Another resort establishment story that fascinated Brehan was that of Qui Si Sana Health and Biological Institution, which was located along the banks of Lake Crescent, where Camp David Jr. is today.
“Louis Dechmann, a self-proclaimed physician and biologist, founded Qui Si Sana, a naturopathic facility, in about 1912,” Brehan said. “The resort attracted clients, many of them women, with a regimen of hydrotherapy and careful diet. Old Dechmann would greet guests by handing them an ax to cut wood, saying that it was good exercise. I should open a resort like that. I have plenty of chores around the house.”
Dechmann was described as eccentric by many, but the popularity of the resort continued until about 1917, when he became involved in a dispute with a neighbor over water rights.
Dechmann lost that battle and began fighting another, unrelated one — he was accused by local residents and Seattle authorities of having pro-German sympathies.
Dechmann sold the resort and moved back to Seattle.
“He sounds like quite the character,” Brehan said. “It is definitely one of the more interesting stories I have ran across while researching my postcards.”
Brehan said his presentation will be interesting to anyone who has an interest in local history.
“And it will be pretty informal,” he said. “I will show images of the postcards, talk a little bit about the history of the image and answer questions. I look forward to learning a few things from the audience as well because, even though I have lived here 37 years, I am still considered a newbie by the old-timers.”
For more information about the presentation, phone the Museum & Arts Center at 360-683-8110.
About the resorts:
SOL DUC HOT SPRINGS RESORT
Sol Duc Hot Springs Resort was once a place for the rich and famous to relax and partake in the “healing waters” of the hot springs.
The elaborate resort, built by timber baron Michael Earles, opened in May 1912. Earles credited the warm mineral waters at Sol Duc for curing a fatal illness he was suffering from.

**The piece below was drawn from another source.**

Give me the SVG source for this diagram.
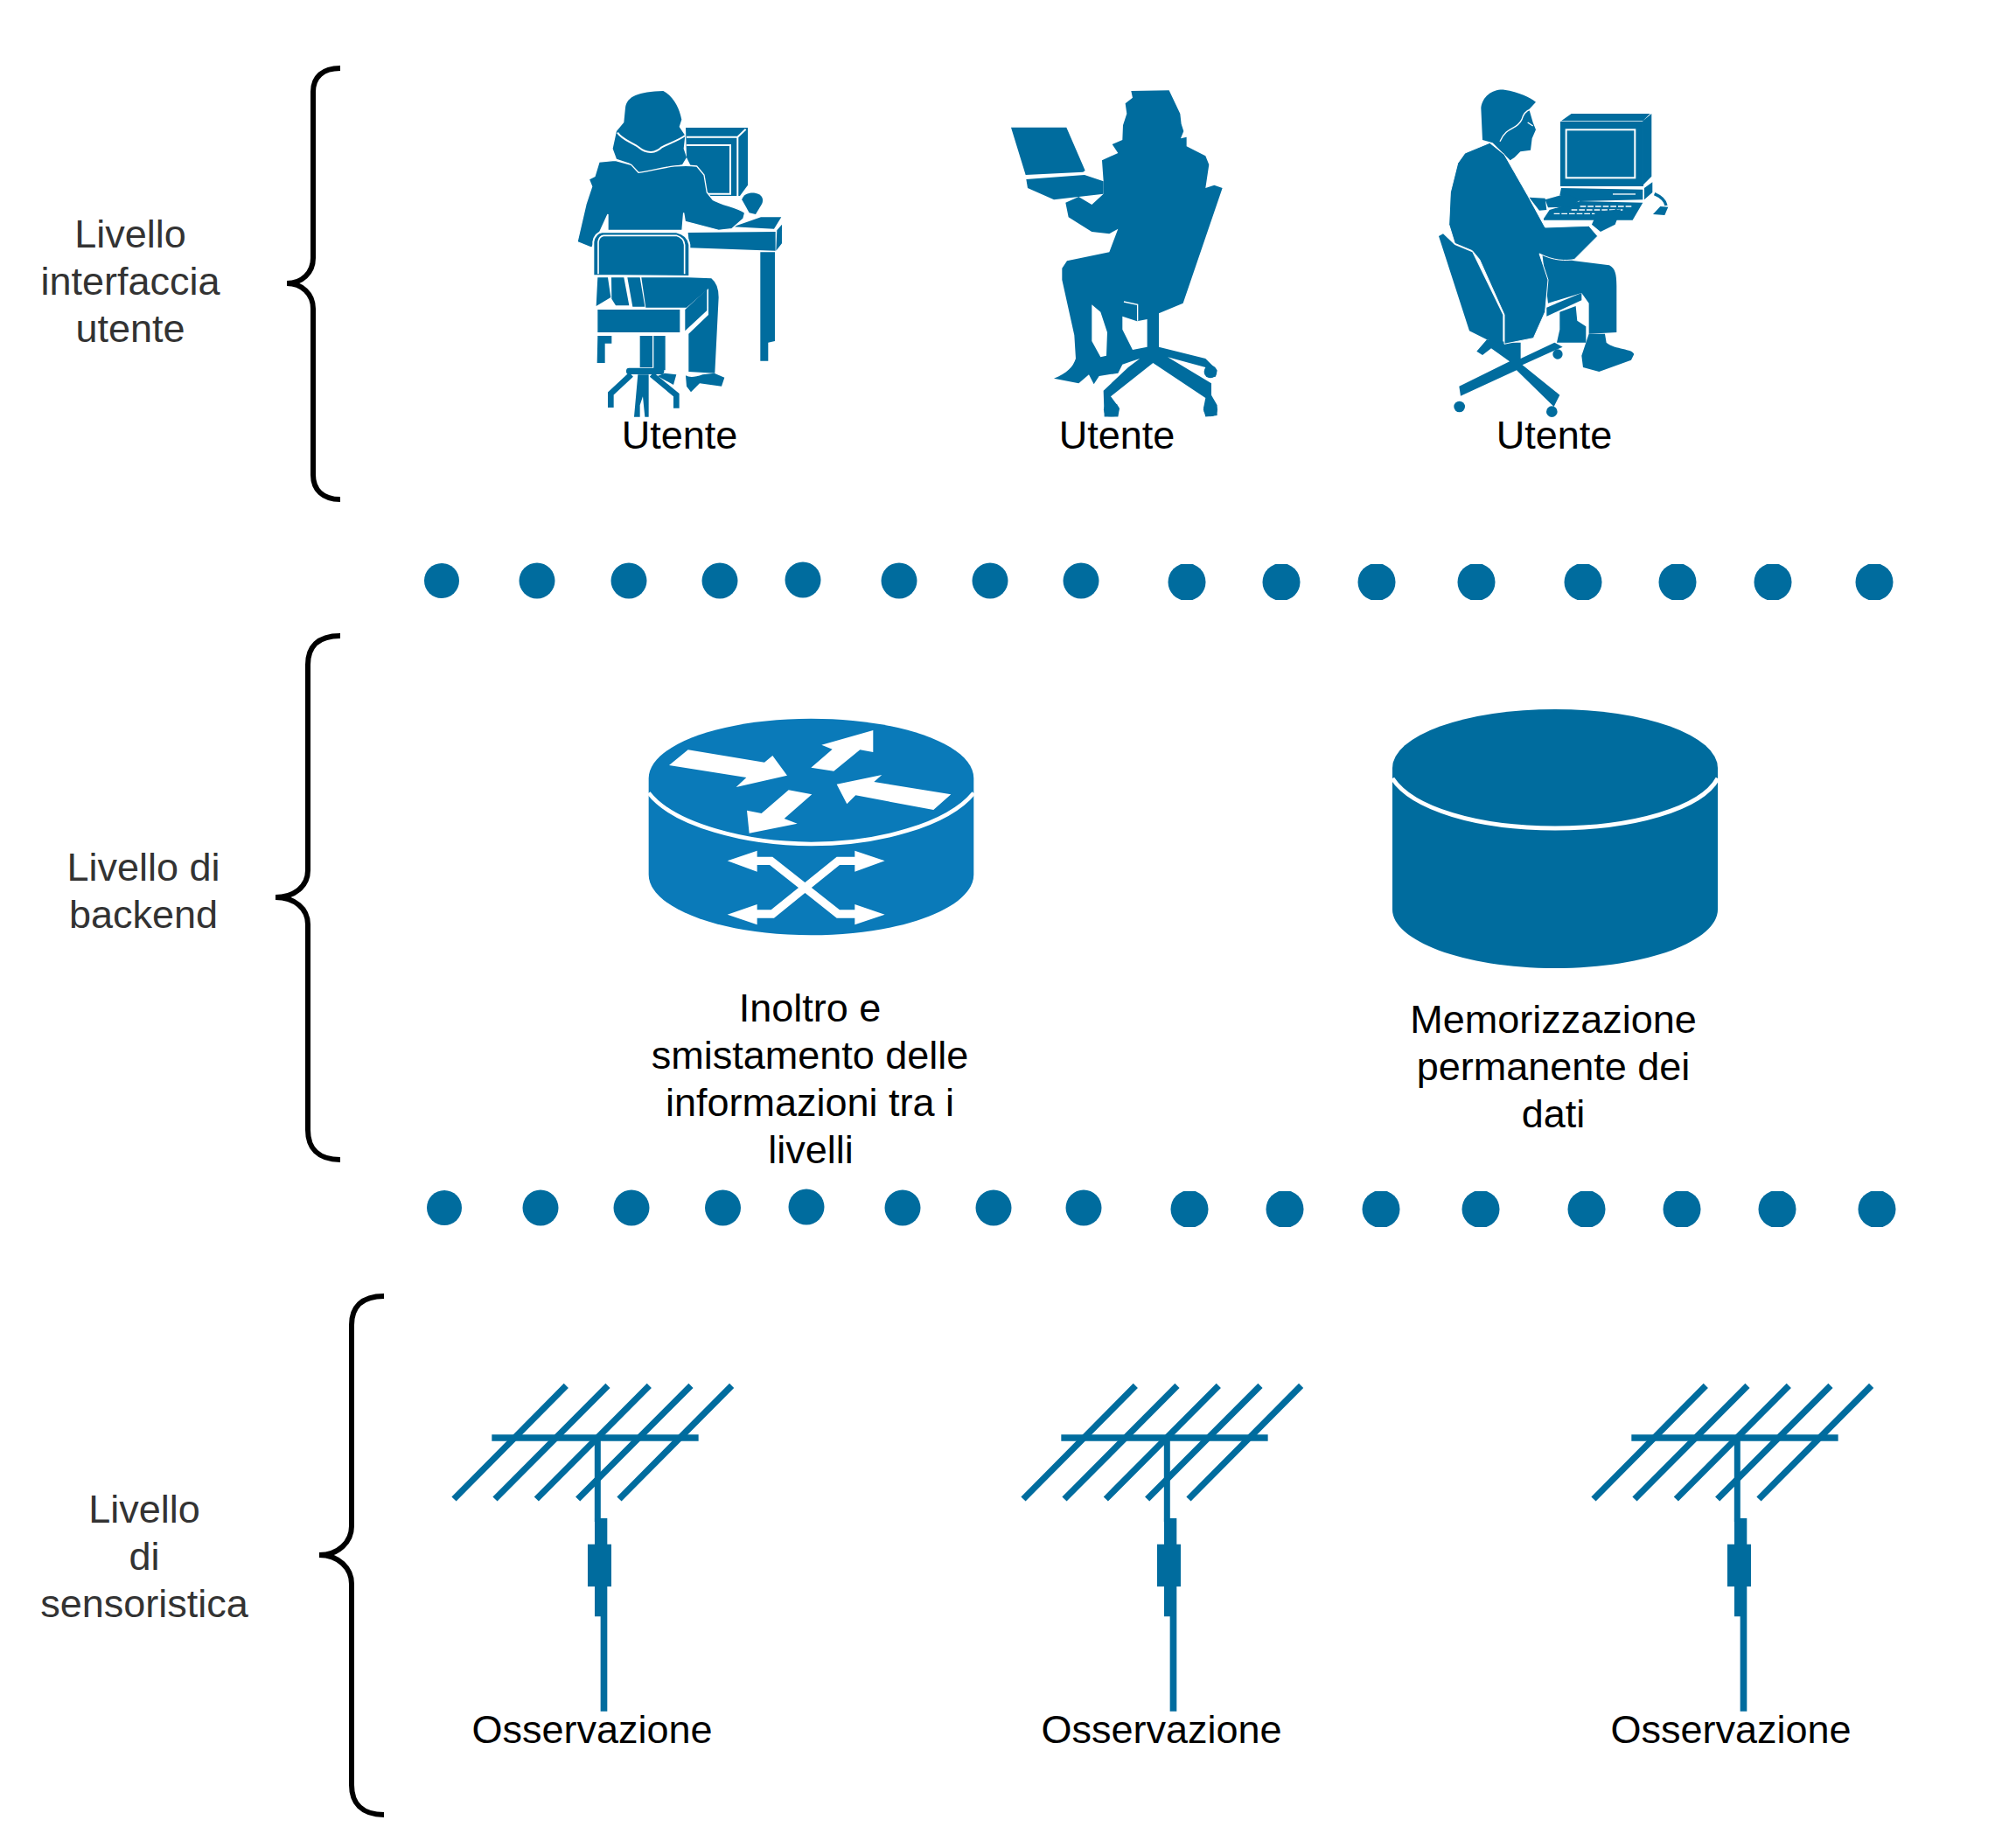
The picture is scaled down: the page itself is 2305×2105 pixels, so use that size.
<svg xmlns="http://www.w3.org/2000/svg" width="2305" height="2105" viewBox="0 0 2305 2105">
<style>
text{font-family:"Liberation Sans",Arial,sans-serif;font-size:45px;text-anchor:middle;fill:#000}
.lv{fill:#333}
.b{fill:none;stroke:#000;stroke-width:6}
.f{fill:#006c9e}
.w{fill:none;stroke:#fff;stroke-width:6}
.l{fill:none;stroke:#006c9e}
</style>
<defs>
<clipPath id="c1"><rect x="1300" y="645" width="900" height="41"/></clipPath>
<clipPath id="c2"><rect x="1300" y="1362" width="900" height="41"/></clipPath>
<g id="ant">
<path class="l" style="stroke-width:22" d="M57,462L442,73M198,462L585,73M340,462L727,73M482,462L870,73M624,462L1010,73"/>
<path class="l" style="stroke-width:22" d="M187,252H896"/>
<path class="l" style="stroke-width:21" d="M550,252V540"/>
<path class="f" d="M540,528H583V617H597V762H583V865H583V1190H560V865H540V762H516V617H540Z"/>
</g>
</defs>
<rect width="2305" height="2105" fill="#fff"/>
<g id="connectors">
<path class="b" d="M389,78C369,78 358,88 358,105V295C358,312 345,324 328,324C345,324 358,336 358,353V543C358,560 369,571 389,571"/>
<path class="b" d="M389,727C363,727 352,740 352,760V995C352,1013 337,1026 315,1026C337,1026 352,1039 352,1057V1292C352,1312 363,1326 389,1326"/>
<path class="b" d="M439,1482C413,1482 402,1495 402,1515V1745C402,1763 387,1778 365,1778C387,1778 402,1793 402,1811V2041C402,2061 413,2075 439,2075"/>
</g>
<g id="dots1" class="f">
<circle cx="505" cy="664" r="20"/><circle cx="614" cy="664" r="20.500"/><circle cx="719" cy="664" r="20.500"/><circle cx="823" cy="664" r="20.500"/><circle cx="918" cy="663" r="20.500"/><circle cx="1028" cy="664" r="20.500"/><circle cx="1132" cy="664" r="20.500"/><circle cx="1236" cy="664" r="20.500"/>
<g clip-path="url(#c1)"><circle cx="1357" cy="665.500" r="21.500"/><circle cx="1465" cy="665.500" r="21.500"/><circle cx="1574" cy="665.500" r="21.500"/><circle cx="1688" cy="665.500" r="21.500"/><circle cx="1810" cy="665.500" r="21.500"/><circle cx="1918" cy="665.500" r="21.500"/><circle cx="2027" cy="665.500" r="21.500"/><circle cx="2143" cy="665.500" r="21.500"/></g>
</g>
<g id="dots2" class="f">
<circle cx="508" cy="1381" r="20"/><circle cx="618" cy="1381" r="20.500"/><circle cx="722" cy="1381" r="20.500"/><circle cx="826.500" cy="1381" r="20.500"/><circle cx="922" cy="1380" r="20.500"/><circle cx="1032" cy="1381" r="20.500"/><circle cx="1136" cy="1381" r="20.500"/><circle cx="1239" cy="1381" r="20.500"/>
<g clip-path="url(#c2)"><circle cx="1360" cy="1382.500" r="21.500"/><circle cx="1469" cy="1382.500" r="21.500"/><circle cx="1579" cy="1382.500" r="21.500"/><circle cx="1693" cy="1382.500" r="21.500"/><circle cx="1814" cy="1382.500" r="21.500"/><circle cx="1923" cy="1382.500" r="21.500"/><circle cx="2032" cy="1382.500" r="21.500"/><circle cx="2146" cy="1382.500" r="21.500"/></g>
</g>
<g id="user1" transform="translate(630 80) scale(.3333)">
<path class="f" d="M462,198H675V395L648,432H530L465,300Z"/>
<path class="w" d="M465,230H640L668,203M640,230V435M465,258H615V425H535"/>
<path class="f" d="M718,625H768V930L745,935V998H718Z"/>
<path class="f" d="M470,558L770,555V620L475,610ZM775,550L792,530V595L772,620ZM625,538L720,505H790L765,545Z"/>
<path class="f" d="M655,445C660,425 680,420 700,422C725,425 732,445 722,462L702,495L680,490Z"/>
<path class="f" d="M255,130C260,90 300,75 385,72C420,90 440,130 448,170L440,195L460,225L455,270L465,300L450,325L400,335L300,355L270,320L225,305L212,270L225,210L250,180Z"/>
<path class="f" stroke="#fff" stroke-width="4" d="M165,315L220,310L275,325L300,352C360,345 420,320 500,330L525,360L535,420L555,445C590,465 640,470 665,490L660,510L620,545L575,550L460,520L455,490L450,550L195,550L195,495L170,550L140,610L90,590L120,460L140,400L130,375L150,365Z"/>
<path class="w" d="M228,215C245,240 280,250 300,265C330,290 360,285 380,265C410,250 440,240 460,225"/>
<path class="f" d="M160,712H195L205,780L155,810ZM207,712H250L268,808H222L208,785ZM262,712H305L322,812H280Z"/>
<path class="f" d="M470,712L550,715Q575,735 575,780L562,1040L472,1035V905L540,840V750L465,815H325L310,712Z"/>
<path class="f" stroke="#fff" stroke-width="6" d="M145,705V590Q150,560 175,556H430Q470,565 475,600V708Z"/>
<path class="w" style="stroke-width:5" d="M162,700V590Q165,570 180,568H430Q455,575 458,600V700"/>
<path class="f" d="M160,822H442V900H160ZM460,822L535,752V825L460,895ZM160,912H208V938H185V1005H158ZM305,912H348V1020H305ZM352,912H392V1030H352Z"/>
<path class="f" d="M462,1048Q480,1060 520,1045L560,1040L595,1055L585,1085L510,1075L480,1105L465,1085ZM390,1040L430,1045L420,1080L365,1050Z"/>
<rect class="f" x="258" y="1022" width="130" height="22" rx="10"/>
<path class="l" style="stroke-width:20" d="M275,1045L205,1110V1158M345,1045L430,1115V1160"/>
<path class="f" d="M285,1190L298,1045H335V1190H322L315,1120L305,1150V1190Z"/>
</g>
<g id="user2" transform="translate(1130 80) scale(.3333)">
<path class="f" d="M78,197H268L332,345L325,350L128,360ZM130,375L330,360L395,382V425L225,445L135,405Z"/>
<path class="f" d="M490,72L620,70L658,150L662,185L670,210L660,235L680,230V262L745,295L757,325L745,405L775,395L803,405L668,800L585,835V950L745,990L785,1030L780,1052L750,1050L745,1020L615,985L765,1075V1115L785,1150V1185L745,1190L738,1160L745,1125L565,1005L420,1120L450,1160L445,1190H398L395,1100L480,1020L520,990L490,1000L460,1010L445,1040L380,1050L362,1078L345,1045L310,1075L225,1058C270,1040 290,1020 300,990L295,910L253,720V680L270,655L415,625L445,545L415,562L355,555L275,505L265,455L310,435L355,462L395,425V380L390,310L445,285L425,255L460,240L462,190L475,150L470,115L495,95Z"/>
<circle class="f" cx="762" cy="1035" r="22"/><circle class="f" cx="762" cy="1165" r="24"/><circle class="f" cx="422" cy="1165" r="26"/>
<rect fill="#fff" x="380" y="1190" width="430" height="20"/>
<path fill="#fff" d="M355,805L385,830L408,900L405,980L385,985L355,930ZM460,845L510,862L545,855V950L495,960L460,890Z"/>
<path fill="none" stroke="#fff" stroke-width="4" d="M465,795L512,805V860"/>
</g>
<g id="user3" transform="translate(1620 80) scale(.3333)">
<path class="f" d="M495,175L530,150H800L775,175ZM775,175L805,150V365L775,395ZM780,405L808,385V420L780,445ZM495,405L775,410V445L560,450L490,430Z"/>
<rect class="f" x="492" y="177" width="285" height="222"/>
<rect class="w" x="512" y="205" width="236" height="165"/>
<path class="f" d="M435,510L455,480L560,450L775,455L740,515H435Z"/>
<path class="l" style="stroke-width:10" d="M815,425Q850,440 855,465"/>
<path class="f" d="M810,495L835,468L862,470L850,498Z"/>
<path fill="none" stroke="#fff" stroke-width="4" stroke-dasharray="20 6" d="M560,468H740M530,480H710M470,493H610"/>
<path fill="none" stroke="#fff" stroke-width="4" d="M672,426H750"/>
<path class="f" d="M328,935H356V990L472,935L500,950L362,1012L490,1115L470,1155L342,1030L150,1118L145,1085L318,1000L255,955L225,978L205,965L240,925Z"/>
<circle class="f" cx="146" cy="1155" r="19"/><circle class="f" cx="463" cy="1172" r="19"/><circle class="f" cx="483" cy="975" r="17"/>
<rect fill="#fff" x="430" y="1191" width="70" height="12"/>
<path class="f" d="M445,815L565,765V790L445,845ZM490,830L545,810L550,860L580,880V935H480L490,890Z"/>
<path class="f" d="M430,630L540,655L660,670C680,680 685,700 685,740V900L590,905V800L565,765L450,800Z"/>
<path class="f" d="M590,905H645L650,935C680,960 740,955 745,975L735,995L625,1035L570,1020L565,980Z"/>
<path class="f" d="M385,437L440,440L445,480L420,482ZM440,445L510,425L560,445L530,470L450,472ZM620,485L700,478L680,530L630,555L600,530Z"/>
<path class="f" d="M75,570L90,562L130,600L190,625L295,840V940L240,925L180,895Z"/>
<path class="f" d="M220,130C225,90 260,65 300,68C350,75 390,95 408,110L385,135L398,180L408,205L395,235L390,275L355,280L335,300L320,310L260,250L225,240Z"/>
<path class="w" style="stroke-width:4" d="M285,245C310,190 340,210 360,170C365,150 375,140 390,135M380,180L398,192"/>
<path class="f" stroke="#fff" stroke-width="3" d="M250,250L300,290L380,430L440,540L590,535L620,570L540,650C510,655 470,655 420,630L450,720L440,830L400,920L300,940V840L215,650L190,620L130,595L110,530L115,420L140,320L165,285Z"/>
</g>
<g id="router" transform="translate(720 800) scale(.3333)">
<path fill="#0a7ab9" d="M65,270V600C65,715 315,808 622,808C930,808 1180,715 1180,600V270C1180,155 930,65 622,65C315,65 65,155 65,270Z"/>
<path fill="none" stroke="#fff" stroke-width="14" d="M65,320C150,430 400,495 622,495C850,495 1090,430 1180,320"/>
<path fill="#fff" d="M135,225L200,172L462,215L490,192L540,260L365,300L400,267ZM622,233L695,170L658,155L835,105V180L790,172L700,245ZM710,290L865,258L838,282L1102,325L1042,378L775,328L745,358ZM545,310L625,325L530,408L575,425L410,458L402,380L452,390ZM335,553L437,518V590ZM875,553L772,518V590ZM335,737L437,702V772ZM875,737L772,702V772Z"/>
<path fill="none" stroke="#fff" stroke-width="28" d="M430,553H485L715,735H780M430,735H490L715,553H780"/>
</g>
<g id="db" class="f">
<path d="M1592,878V1040C1592,1075 1672,1107 1778,1107C1885,1107 1964,1075 1964,1040V878Z"/>
<ellipse cx="1778" cy="878" rx="186" ry="67"/>
<path fill="none" stroke="#fff" stroke-width="5" d="M1592,890C1615,925 1690,947 1778,947C1866,947 1945,925 1964,890"/>
</g>
<g id="ant1" transform="translate(500 1560) scale(.3333)"><use href="#ant"/></g>
<g id="ant2" transform="translate(1151 1560) scale(.3333)"><use href="#ant"/></g>
<g id="ant3" transform="translate(1803 1560) scale(.3333)"><use href="#ant"/></g>
<g id="labels">
<text x="777" y="513">Utente</text><text x="1277" y="513">Utente</text><text x="1777" y="513">Utente</text>
<text class="lv" x="149" y="283">Livello</text><text class="lv" x="149" y="337">interfaccia</text><text class="lv" x="149" y="391">utente</text>
<text class="lv" x="164" y="1007">Livello di</text><text class="lv" x="164" y="1061">backend</text>
<text class="lv" x="165" y="1741">Livello</text><text class="lv" x="165" y="1795">di</text><text class="lv" x="165" y="1849">sensoristica</text>
<text x="926" y="1168">Inoltro e</text><text x="926" y="1222">smistamento delle</text><text x="926" y="1276">informazioni tra i</text><text x="927" y="1330">livelli</text>
<text x="1776" y="1181">Memorizzazione</text><text x="1776" y="1235">permanente dei</text><text x="1776" y="1289">dati</text>
<text x="677" y="1993">Osservazione</text><text x="1328" y="1993">Osservazione</text><text x="1979" y="1993">Osservazione</text>
</g>
</svg>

He spent more than a half-million dollars building the 165-room four-star hotel, a three-story 100-bed sanatorium, a large bathhouse, a gymnasium, tennis courts, croquet grounds, golf links and, of course, pools for soaking in the hot springs.
The resort attracted thousands of visitors from as far away as Europe before a fire destroyed most of the complex in 1916.
New lodging facilities were built in subsequent years, which has been a concession of Olympic National Park since 1966, but none matched Earles’ short-lived vacation paradise.
OLYMPIC HOT SPRINGS RESORT
Olympic Hot Springs Resort was once a popular family vacation destination.
The hot springs, like Sol Duc Hot Springs, had been used by local tribes for thousands of years, but was said to be officially discovered by Andrew Jacobson in 1892.
In 1907, the springs were rediscovered by Thomas Farrell, Charles Anderson and William Everett during a hunting excursion.
Everett and his wife built a cabin and a bathhouse.
By 1924, when Harry Schoeffel and his wife, Jeanette, took over management of the property, it was a full-service resort.
The U.S. Forest Service soon built a road to the resort and it became a very popular vacation destination by the 1930s.
A resort existed in the area until 1966, when the lease expired.
Today, Olympic Hot Springs consists of 21 seeps located in a bank on Boulder Creek, a tributary of the Elwha River.
The impounded pools often fail water quality standards for public bathing.